(Charts and diagrams as code)
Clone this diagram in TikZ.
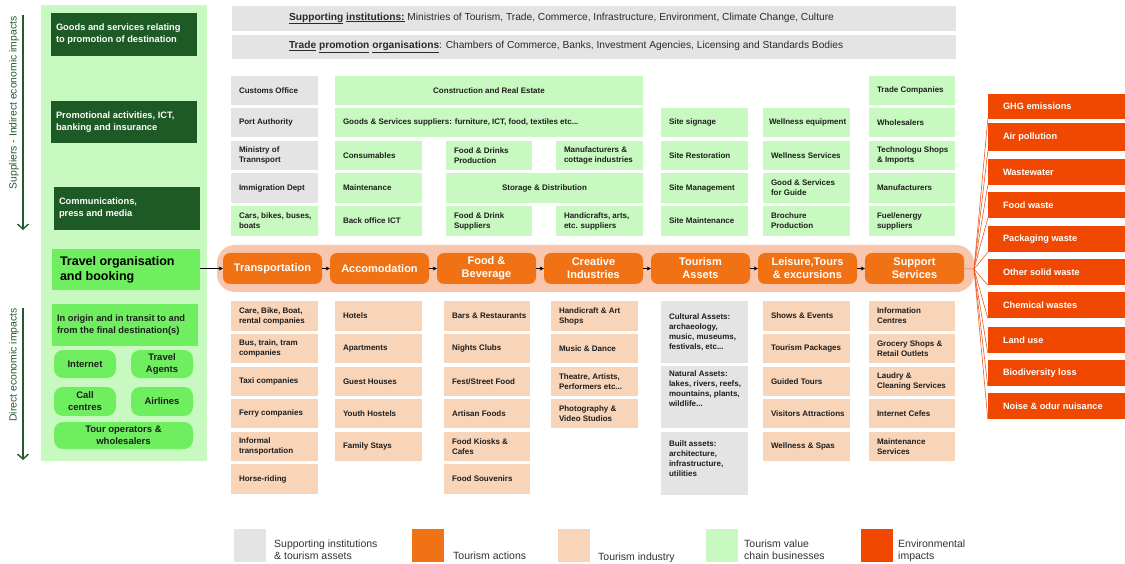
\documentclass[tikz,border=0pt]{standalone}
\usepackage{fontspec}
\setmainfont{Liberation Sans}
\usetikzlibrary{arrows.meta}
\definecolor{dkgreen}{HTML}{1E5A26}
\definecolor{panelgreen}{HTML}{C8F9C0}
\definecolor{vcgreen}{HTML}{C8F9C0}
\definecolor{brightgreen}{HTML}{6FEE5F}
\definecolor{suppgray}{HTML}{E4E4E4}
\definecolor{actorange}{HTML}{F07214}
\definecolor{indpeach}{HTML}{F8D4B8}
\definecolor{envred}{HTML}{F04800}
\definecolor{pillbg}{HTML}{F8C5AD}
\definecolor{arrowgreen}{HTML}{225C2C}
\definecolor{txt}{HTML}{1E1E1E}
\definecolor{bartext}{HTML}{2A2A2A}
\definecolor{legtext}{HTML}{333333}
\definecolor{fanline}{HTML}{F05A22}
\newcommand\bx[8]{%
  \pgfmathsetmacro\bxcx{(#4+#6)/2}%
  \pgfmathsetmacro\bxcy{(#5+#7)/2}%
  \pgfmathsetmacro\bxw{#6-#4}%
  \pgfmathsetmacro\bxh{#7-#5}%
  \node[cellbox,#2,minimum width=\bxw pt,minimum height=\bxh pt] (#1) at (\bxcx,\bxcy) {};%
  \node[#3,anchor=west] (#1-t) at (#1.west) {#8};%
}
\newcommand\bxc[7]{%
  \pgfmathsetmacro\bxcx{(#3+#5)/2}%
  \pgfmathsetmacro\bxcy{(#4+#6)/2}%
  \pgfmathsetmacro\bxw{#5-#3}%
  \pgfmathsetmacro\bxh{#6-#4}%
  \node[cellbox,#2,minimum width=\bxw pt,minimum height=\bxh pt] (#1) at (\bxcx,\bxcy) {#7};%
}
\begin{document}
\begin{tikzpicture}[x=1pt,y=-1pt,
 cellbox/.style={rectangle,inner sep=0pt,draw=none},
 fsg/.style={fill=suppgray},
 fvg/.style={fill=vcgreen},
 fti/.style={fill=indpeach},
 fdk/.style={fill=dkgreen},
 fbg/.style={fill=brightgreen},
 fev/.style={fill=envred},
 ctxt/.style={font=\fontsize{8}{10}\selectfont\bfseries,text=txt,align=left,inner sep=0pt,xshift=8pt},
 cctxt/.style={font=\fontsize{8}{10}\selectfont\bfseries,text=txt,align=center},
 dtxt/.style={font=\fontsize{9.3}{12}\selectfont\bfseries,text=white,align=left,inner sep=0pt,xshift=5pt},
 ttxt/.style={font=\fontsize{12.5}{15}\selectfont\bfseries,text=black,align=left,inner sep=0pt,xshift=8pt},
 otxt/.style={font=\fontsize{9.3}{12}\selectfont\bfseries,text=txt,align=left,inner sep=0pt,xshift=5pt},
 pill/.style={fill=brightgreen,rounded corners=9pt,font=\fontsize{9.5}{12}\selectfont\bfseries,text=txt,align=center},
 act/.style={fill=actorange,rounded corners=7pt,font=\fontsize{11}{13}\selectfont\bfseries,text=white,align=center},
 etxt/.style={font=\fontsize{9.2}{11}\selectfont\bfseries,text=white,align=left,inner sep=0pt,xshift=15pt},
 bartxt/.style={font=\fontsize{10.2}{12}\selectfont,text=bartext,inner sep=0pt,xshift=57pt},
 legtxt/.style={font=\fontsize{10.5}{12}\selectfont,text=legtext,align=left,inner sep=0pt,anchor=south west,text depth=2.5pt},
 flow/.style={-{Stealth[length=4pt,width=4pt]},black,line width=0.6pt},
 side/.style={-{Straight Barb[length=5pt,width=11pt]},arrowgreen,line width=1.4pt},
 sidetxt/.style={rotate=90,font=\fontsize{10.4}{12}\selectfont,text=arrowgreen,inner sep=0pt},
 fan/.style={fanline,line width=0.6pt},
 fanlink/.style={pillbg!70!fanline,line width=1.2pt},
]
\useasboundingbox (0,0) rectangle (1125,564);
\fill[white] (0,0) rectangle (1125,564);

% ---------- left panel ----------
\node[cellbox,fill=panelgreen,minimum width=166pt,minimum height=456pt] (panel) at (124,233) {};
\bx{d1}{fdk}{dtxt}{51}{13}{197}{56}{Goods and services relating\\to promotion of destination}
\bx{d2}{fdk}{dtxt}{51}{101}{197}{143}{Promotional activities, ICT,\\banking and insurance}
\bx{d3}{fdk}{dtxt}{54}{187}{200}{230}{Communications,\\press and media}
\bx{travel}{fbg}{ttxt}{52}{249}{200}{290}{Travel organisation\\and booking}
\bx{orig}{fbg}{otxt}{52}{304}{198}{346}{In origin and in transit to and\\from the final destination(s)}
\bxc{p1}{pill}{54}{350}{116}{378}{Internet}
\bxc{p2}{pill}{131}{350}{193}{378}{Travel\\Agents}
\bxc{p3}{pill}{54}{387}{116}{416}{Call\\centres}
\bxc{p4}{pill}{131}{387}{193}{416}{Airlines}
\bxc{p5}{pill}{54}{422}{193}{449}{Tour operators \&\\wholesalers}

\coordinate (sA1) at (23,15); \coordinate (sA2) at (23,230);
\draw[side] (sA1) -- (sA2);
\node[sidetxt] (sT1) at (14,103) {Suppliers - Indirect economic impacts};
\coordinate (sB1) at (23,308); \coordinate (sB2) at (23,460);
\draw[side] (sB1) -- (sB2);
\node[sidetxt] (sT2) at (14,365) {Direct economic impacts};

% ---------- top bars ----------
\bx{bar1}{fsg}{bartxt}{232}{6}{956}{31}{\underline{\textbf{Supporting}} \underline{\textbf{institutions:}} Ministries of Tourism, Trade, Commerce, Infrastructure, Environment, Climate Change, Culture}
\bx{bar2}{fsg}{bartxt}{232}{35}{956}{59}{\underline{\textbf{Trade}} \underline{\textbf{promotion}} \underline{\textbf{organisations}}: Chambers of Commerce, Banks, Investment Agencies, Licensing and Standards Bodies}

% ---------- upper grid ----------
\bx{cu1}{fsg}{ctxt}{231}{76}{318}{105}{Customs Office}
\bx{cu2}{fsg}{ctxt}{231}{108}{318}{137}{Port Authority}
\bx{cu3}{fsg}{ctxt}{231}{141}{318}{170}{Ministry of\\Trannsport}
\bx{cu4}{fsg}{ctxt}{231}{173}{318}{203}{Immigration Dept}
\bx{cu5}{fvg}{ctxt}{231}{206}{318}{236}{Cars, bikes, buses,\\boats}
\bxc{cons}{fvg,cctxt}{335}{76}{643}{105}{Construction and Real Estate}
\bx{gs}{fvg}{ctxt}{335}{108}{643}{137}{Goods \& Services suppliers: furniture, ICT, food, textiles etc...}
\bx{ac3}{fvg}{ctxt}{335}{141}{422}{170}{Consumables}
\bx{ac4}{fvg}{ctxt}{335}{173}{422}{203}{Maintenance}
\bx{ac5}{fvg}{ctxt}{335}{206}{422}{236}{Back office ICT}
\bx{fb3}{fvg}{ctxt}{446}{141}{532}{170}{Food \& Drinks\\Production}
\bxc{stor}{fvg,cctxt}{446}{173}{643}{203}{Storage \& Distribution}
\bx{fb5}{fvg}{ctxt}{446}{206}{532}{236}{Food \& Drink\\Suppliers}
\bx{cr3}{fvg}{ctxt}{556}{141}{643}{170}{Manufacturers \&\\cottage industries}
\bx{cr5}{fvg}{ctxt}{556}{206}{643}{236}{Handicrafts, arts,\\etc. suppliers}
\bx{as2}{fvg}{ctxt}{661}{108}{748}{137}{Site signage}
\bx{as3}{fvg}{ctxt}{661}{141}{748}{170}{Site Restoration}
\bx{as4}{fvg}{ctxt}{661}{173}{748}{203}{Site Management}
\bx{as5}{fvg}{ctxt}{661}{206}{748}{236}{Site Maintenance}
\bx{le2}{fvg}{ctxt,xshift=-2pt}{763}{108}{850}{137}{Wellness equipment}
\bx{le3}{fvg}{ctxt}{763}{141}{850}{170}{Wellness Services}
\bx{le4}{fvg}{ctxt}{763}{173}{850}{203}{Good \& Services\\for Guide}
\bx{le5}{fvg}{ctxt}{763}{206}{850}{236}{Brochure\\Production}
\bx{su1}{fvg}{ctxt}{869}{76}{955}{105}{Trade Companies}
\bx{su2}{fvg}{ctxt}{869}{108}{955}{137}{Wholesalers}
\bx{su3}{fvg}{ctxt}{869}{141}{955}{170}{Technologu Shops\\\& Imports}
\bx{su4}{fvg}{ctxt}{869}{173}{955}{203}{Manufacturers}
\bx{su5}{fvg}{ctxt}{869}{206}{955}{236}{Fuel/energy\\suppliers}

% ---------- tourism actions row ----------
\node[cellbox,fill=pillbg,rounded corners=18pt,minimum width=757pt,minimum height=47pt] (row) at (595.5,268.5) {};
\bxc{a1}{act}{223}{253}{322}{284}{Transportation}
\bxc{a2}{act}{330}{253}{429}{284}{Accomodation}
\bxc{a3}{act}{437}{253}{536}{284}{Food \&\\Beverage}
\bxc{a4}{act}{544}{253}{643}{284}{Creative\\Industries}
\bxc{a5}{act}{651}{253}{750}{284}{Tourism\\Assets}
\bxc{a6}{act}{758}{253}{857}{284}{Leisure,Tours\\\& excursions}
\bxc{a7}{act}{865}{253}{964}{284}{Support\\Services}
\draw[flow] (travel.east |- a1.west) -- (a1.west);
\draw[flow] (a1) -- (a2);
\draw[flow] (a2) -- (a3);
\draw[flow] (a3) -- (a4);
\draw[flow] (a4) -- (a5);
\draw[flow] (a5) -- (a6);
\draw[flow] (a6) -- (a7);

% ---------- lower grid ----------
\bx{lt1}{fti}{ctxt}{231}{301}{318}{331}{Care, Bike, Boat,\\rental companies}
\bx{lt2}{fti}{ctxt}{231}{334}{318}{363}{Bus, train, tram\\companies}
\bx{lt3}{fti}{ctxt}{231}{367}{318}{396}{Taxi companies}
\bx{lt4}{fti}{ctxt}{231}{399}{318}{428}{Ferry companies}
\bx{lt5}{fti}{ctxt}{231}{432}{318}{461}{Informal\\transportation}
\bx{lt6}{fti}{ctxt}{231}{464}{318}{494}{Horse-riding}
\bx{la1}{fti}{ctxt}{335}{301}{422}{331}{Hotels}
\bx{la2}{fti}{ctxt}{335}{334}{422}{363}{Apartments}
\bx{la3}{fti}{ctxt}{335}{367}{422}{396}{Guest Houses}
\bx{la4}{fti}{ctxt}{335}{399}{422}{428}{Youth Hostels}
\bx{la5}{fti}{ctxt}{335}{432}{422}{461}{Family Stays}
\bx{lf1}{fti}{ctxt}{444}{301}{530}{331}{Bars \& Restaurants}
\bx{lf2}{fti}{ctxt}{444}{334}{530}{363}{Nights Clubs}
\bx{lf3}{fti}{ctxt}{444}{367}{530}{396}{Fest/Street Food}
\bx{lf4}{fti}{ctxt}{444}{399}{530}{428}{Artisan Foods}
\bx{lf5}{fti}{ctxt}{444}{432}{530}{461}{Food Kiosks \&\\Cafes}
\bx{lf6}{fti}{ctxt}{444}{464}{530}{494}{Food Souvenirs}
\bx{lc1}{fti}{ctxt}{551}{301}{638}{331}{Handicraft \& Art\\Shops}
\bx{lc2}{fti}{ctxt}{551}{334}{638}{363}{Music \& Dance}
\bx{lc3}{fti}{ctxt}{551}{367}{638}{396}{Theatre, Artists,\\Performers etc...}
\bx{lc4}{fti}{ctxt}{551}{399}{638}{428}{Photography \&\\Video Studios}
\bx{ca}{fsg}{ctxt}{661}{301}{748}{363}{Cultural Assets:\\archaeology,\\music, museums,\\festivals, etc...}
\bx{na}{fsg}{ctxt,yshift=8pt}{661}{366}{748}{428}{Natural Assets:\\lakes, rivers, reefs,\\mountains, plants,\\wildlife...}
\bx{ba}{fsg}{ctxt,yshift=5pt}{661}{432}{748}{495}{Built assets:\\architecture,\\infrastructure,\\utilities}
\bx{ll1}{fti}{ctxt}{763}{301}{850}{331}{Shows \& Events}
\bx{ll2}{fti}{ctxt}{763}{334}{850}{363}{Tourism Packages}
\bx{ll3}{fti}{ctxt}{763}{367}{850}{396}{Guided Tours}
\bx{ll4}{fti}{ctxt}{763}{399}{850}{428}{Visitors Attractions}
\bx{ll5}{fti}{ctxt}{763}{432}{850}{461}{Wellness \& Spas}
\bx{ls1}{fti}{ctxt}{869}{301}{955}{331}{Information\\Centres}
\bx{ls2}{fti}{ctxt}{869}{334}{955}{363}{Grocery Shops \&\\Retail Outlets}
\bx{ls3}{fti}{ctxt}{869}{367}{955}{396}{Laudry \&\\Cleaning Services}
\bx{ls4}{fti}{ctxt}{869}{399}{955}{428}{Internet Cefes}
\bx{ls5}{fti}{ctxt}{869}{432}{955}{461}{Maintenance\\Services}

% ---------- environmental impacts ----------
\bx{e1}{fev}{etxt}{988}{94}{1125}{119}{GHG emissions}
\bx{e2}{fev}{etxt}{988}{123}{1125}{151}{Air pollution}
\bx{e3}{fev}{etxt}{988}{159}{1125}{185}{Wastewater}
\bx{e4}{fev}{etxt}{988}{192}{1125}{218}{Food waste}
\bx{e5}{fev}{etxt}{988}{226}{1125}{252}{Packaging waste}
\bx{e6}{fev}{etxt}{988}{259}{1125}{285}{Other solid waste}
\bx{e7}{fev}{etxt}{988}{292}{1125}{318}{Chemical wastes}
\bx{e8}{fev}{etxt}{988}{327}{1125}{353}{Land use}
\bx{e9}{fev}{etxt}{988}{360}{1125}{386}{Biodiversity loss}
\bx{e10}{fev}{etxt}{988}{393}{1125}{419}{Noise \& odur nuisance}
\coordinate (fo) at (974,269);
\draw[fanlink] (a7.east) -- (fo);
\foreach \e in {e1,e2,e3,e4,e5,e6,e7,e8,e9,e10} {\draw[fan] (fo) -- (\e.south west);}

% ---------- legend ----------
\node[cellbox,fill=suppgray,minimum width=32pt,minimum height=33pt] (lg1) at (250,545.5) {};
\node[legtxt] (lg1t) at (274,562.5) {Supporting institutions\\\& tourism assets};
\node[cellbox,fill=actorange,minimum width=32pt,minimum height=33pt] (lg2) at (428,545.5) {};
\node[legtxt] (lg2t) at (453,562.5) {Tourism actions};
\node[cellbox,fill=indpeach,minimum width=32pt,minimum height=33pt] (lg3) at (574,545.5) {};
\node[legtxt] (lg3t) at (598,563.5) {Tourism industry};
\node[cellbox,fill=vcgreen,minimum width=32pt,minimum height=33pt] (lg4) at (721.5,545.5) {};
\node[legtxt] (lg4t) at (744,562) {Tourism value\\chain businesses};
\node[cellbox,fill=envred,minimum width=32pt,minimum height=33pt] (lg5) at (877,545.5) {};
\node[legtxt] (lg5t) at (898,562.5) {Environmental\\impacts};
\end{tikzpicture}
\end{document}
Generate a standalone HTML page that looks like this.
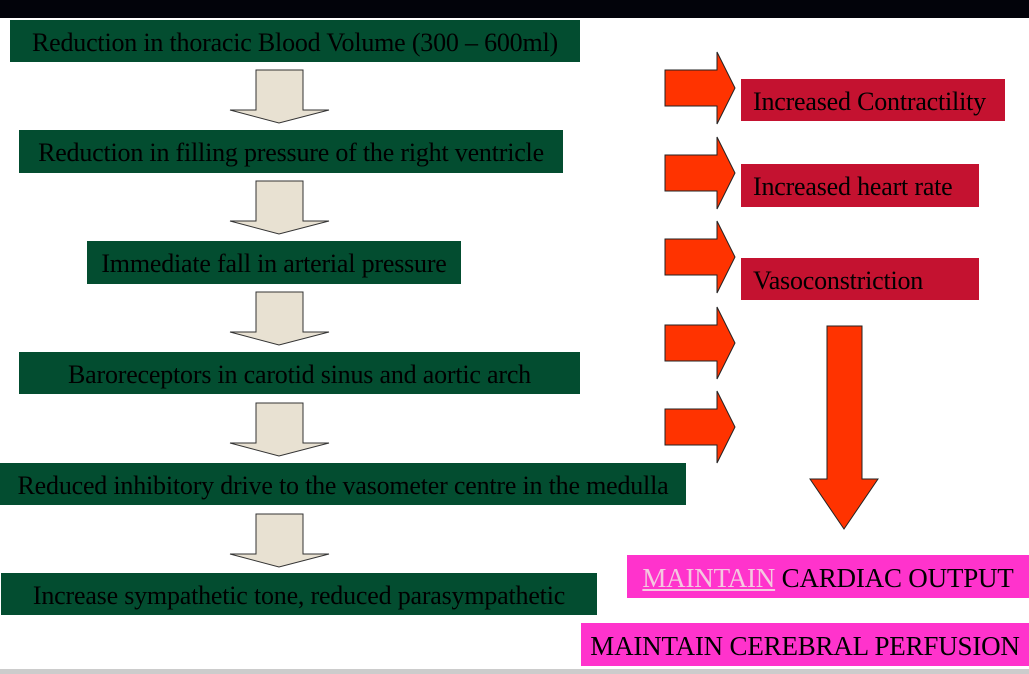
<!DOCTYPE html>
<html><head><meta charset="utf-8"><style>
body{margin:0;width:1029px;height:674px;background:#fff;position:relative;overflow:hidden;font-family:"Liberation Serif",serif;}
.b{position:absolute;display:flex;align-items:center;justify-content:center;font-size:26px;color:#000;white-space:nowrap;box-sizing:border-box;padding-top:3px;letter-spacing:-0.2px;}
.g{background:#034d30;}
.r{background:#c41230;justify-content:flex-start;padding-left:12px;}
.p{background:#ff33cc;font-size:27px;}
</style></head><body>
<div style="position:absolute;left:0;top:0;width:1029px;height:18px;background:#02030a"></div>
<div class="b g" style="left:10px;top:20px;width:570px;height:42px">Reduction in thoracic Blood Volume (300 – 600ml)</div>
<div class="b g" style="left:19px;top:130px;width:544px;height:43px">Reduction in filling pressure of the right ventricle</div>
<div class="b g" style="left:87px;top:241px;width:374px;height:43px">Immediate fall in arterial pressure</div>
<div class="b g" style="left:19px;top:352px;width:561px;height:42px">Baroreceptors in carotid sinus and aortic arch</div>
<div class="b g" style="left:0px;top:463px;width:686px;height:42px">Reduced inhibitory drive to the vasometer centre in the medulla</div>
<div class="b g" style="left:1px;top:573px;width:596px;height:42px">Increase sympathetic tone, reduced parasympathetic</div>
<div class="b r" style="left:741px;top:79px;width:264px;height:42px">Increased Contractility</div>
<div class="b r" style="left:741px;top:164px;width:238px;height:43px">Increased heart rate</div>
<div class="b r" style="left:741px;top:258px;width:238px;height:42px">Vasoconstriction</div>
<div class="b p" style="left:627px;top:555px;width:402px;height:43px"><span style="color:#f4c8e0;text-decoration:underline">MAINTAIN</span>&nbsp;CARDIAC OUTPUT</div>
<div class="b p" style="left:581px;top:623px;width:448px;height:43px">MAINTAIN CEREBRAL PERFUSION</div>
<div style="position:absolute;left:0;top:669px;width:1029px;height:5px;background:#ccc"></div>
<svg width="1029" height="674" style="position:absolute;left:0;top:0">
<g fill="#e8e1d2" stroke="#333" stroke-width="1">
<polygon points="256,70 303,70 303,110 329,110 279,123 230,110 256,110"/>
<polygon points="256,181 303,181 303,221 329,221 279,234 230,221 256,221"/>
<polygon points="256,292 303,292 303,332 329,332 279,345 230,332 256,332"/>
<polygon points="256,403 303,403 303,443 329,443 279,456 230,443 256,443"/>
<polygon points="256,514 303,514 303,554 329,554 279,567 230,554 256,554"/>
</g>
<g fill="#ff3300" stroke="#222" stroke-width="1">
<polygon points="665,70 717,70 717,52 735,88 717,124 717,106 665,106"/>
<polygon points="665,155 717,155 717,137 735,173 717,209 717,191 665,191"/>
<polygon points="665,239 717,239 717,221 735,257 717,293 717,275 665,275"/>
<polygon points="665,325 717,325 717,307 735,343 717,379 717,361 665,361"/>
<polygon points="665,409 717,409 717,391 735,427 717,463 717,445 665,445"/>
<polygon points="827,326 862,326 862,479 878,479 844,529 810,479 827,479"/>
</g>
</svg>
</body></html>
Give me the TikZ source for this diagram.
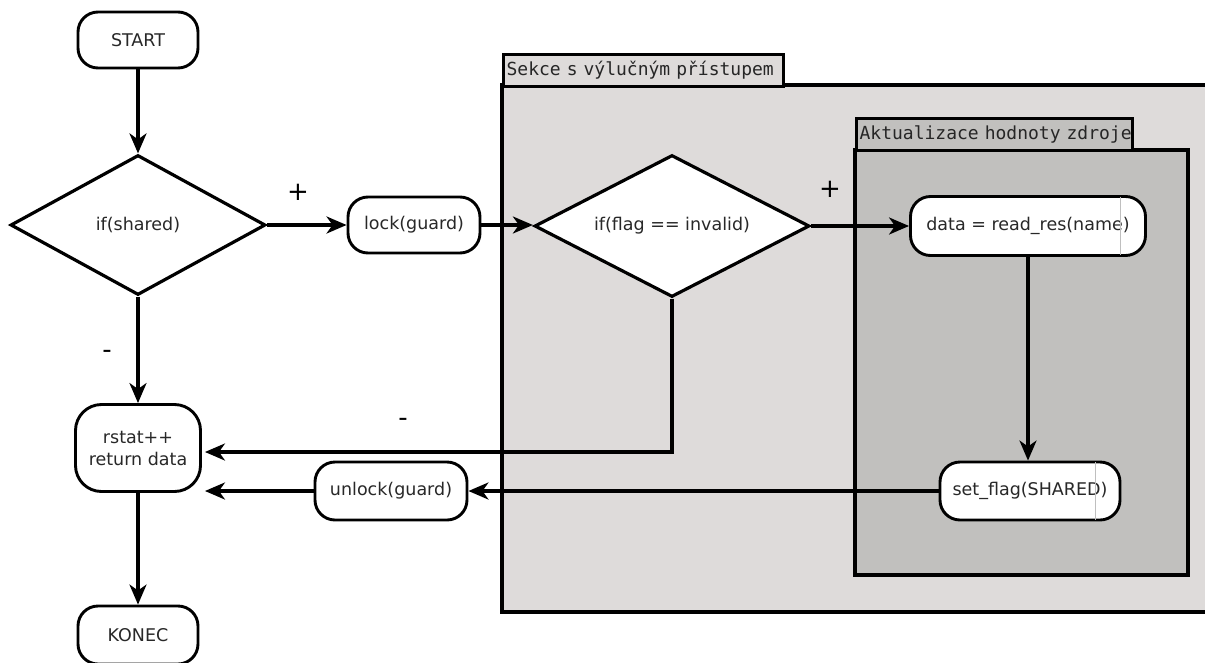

▶ [Exercise details] Lines containing the word "this" are to be tallied; report only the total.

▶ [Exercise answer] 3